CAMEROON: Church asked to Mediate in Anglophone Crisis

YAOUNDE, MAY 11, 2018 (CISA)– The International Crisis Group (ICG) has urged the Catholic Church to mediate the Anglophone crisis which has seen the loss of more than 100 civilians and 40 security officers in the country.

The root of the Anglophone problem can be traced back to the Foumban conference of 1991 that united the two territories; the Anglophones (British Cameroon) and La Rẻpublique du Cameroun or Francophone (French Cameroun).

However, the minority in the Anglophone southwest region has felt isolated and marginalised for years. In 2016 the Anglophones took to the streets in protest but the government reacted with a security crackdown.
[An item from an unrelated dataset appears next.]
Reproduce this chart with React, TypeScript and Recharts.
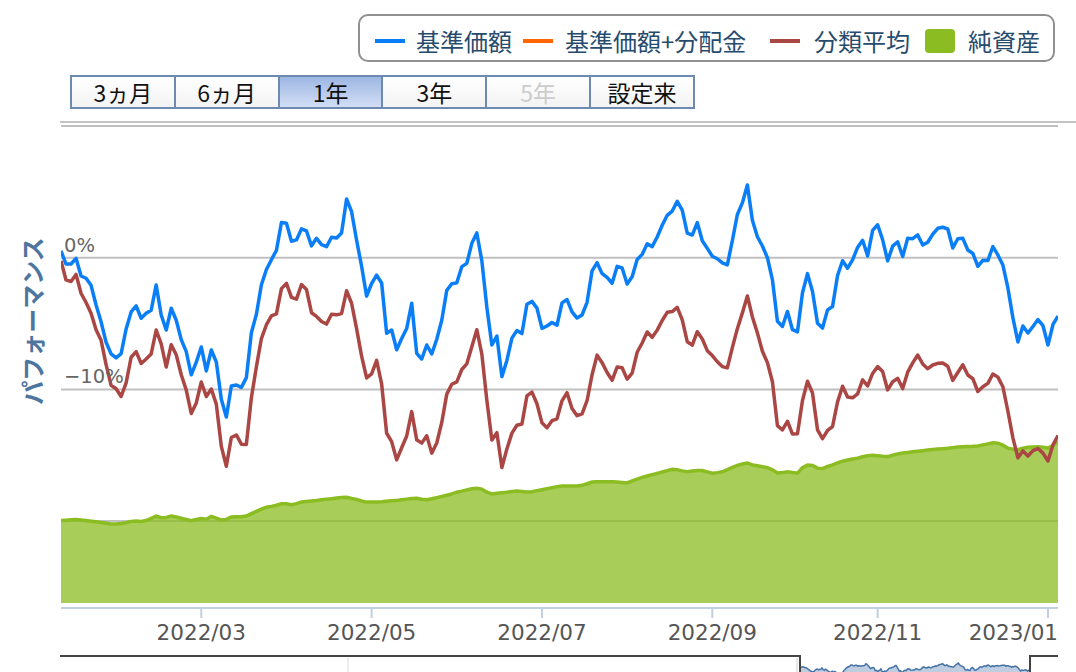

Several protesters were killed, schools and businesses paralysed and a three-month shutdown of the internet.

Since the demonstrations flared in late 2017, security forces have killed at least 40 people. In retaliation protest became radicalised, various separatist groups formed, killing security and state officials they believed to be police informers. The president Paul Biya, has since declared war on the separatists.

The International Crisis Group is now urging the Catholic Church to mediate in the conflict. The church represents one out of three Cameroonians, it is a powerful force. However, the task is not an easy one.

“I agree, but it will be very difficult under the present circumstances,” says Buea bishop Emmanuel Busho, adding that the top authority in the country isn’t prepared to enter into dialogue. In 2016, the Catholic bishops wrote to the president detailing the Anglophone crisis but the government accused the bishops of fuelling the conflict.

Separatists on the other hand have said they will do everything in their power to prevent presidential elections scheduled for October – hoping to force the government to negotiating table.